Similarly, economic analysis is economic analysis and valid or invalid autonomously, i. e., irrespective of whether or not its results are to form part of the material from which a moral judgment is to be derived.
This distinction allows Schumpeter to reconcile scholastic moral theology with scientific economic inquiry. The Schoolmen began from a religious and moral framework, but they did not corrupt their analysis by forcing facts to fit edifying conclusions. Their theology required judgment, yet judgment required accurate knowledge of economic relations.
What he is entitled to object to is the all too common practice which allows the analysis to be vitiated by the purpose or interest for the sake of which it is undertaken. This, however, the Schoolmen did not do.
Schumpeter also uses Dempsey’s book to criticize modern religious interventions in economic questions. He grants the legitimacy of moral concern but insists that complex matters such as money, banking, and interest require technical knowledge.

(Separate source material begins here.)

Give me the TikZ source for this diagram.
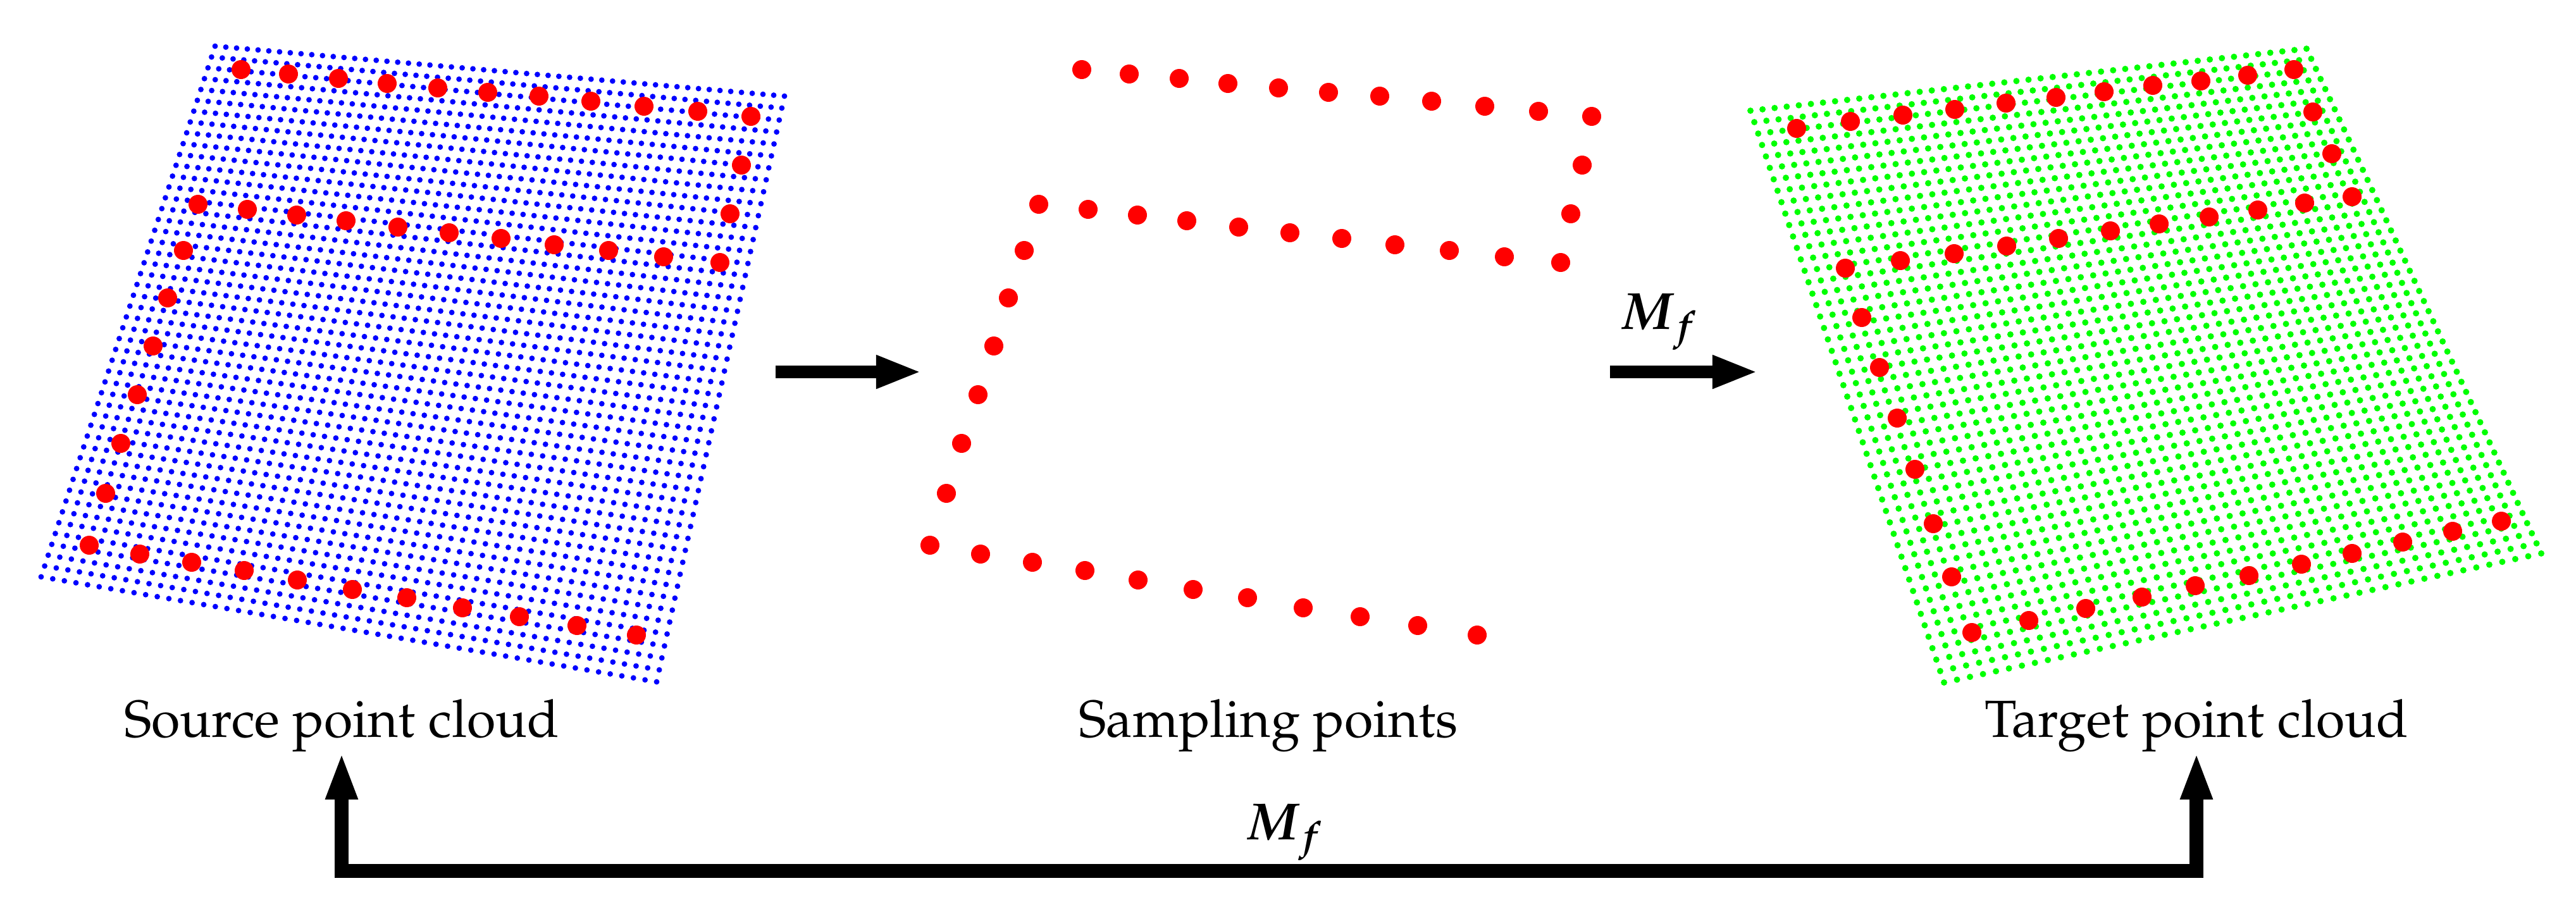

The late Jesuits, he argues, possessed precisely that combination of moral authority and theoretical competence.
Their pronouncements rested as much on a mastery of economic facts and of the relations between these facts—that is to say, of “theory”—as they did on that hyper-empirical system.
The introduction’s relevance lies in this broader lesson: economic analysis can serve moral reasoning without losing its autonomy, and historical theology can contain serious scientific thought. Schumpeter presents Dempsey’s work as a model for recovering forgotten analytical traditions and for conducting morally serious economic inquiry without sacrificing technical rigor.